Thursday, February 3, 2011

Our New Playground

Well, almost. Still have to iron out a few pesky details like selling a house, buying a house, packing up all of our belongings and moving clear across the country. Piddly stuff. Remember, this picture was taken in January. I was using my old camera that broke two pictures later. The colors are real and yes, the beach was that beautiful. And did I mention JANUARY? We *heart* South Florida, especially when we came home to what I can only hope was a malfunctioning thermometer, because it said 5. As in one more than 4. I think it's still broken because today it only showed me 21 and that's supposed to be a "warming trend." However, I have never found an alligator, python or giant bug in my yard or home so Utah has its perks too.

Friday, January 21, 2011

Uncomfortable.

You know this happens, right. You finally finish your house *just* the way you wanted it. Well, almost. Your kids are a bit older and a bit cleaner and you have a little bit of time for yourself and your friends. You're loving the area, the families, the school.

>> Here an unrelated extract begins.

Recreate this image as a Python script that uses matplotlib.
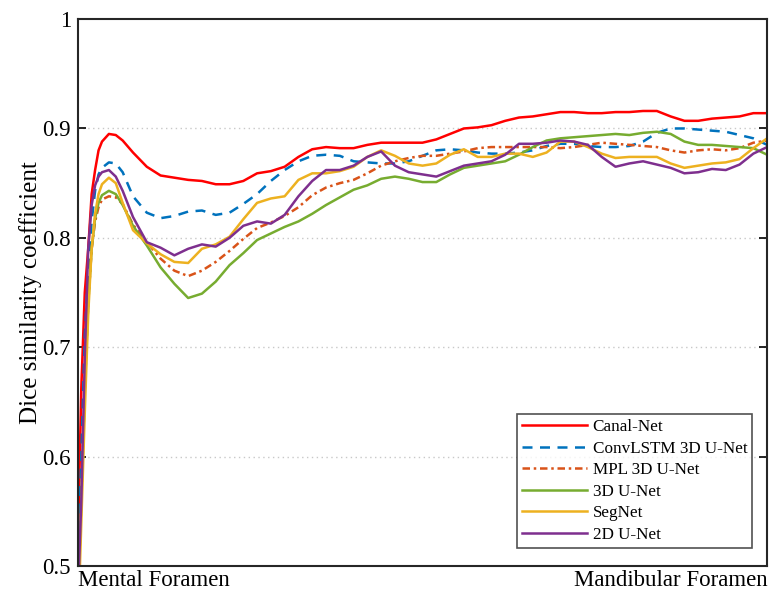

You are just comfortable. Comfort isn't a bad thing, but we all know that's not why we're here. I happen to be one of those people who really enjoys being comfortable. Which is why I'm always looking around the corner to see what's coming at me next. And it's coming, for sure. Our family will soon be embarking on a new adventure, in a place that we've never been and quite far from home. It will be uncomfortable and unfamiliar and feels a lot like starting over. Sometimes that feels good and other times it breaks my heart. Today is the latter, but I'm trying to get back to the good side. When you have kids, you are forced to be brave and strong, to show them that you're not afraid. You can cringe and wail and fall apart inside or in private. But they look to their parents to see whether it is alright. So I am, for them and for my husband who is so animated when he talks about the future. But for you who know me best, and know better, I want to throw a huge tantrum right about now. Hey, don't feel too bad for me. I'll have palm trees in my front yard. Already working on that guest suite, people.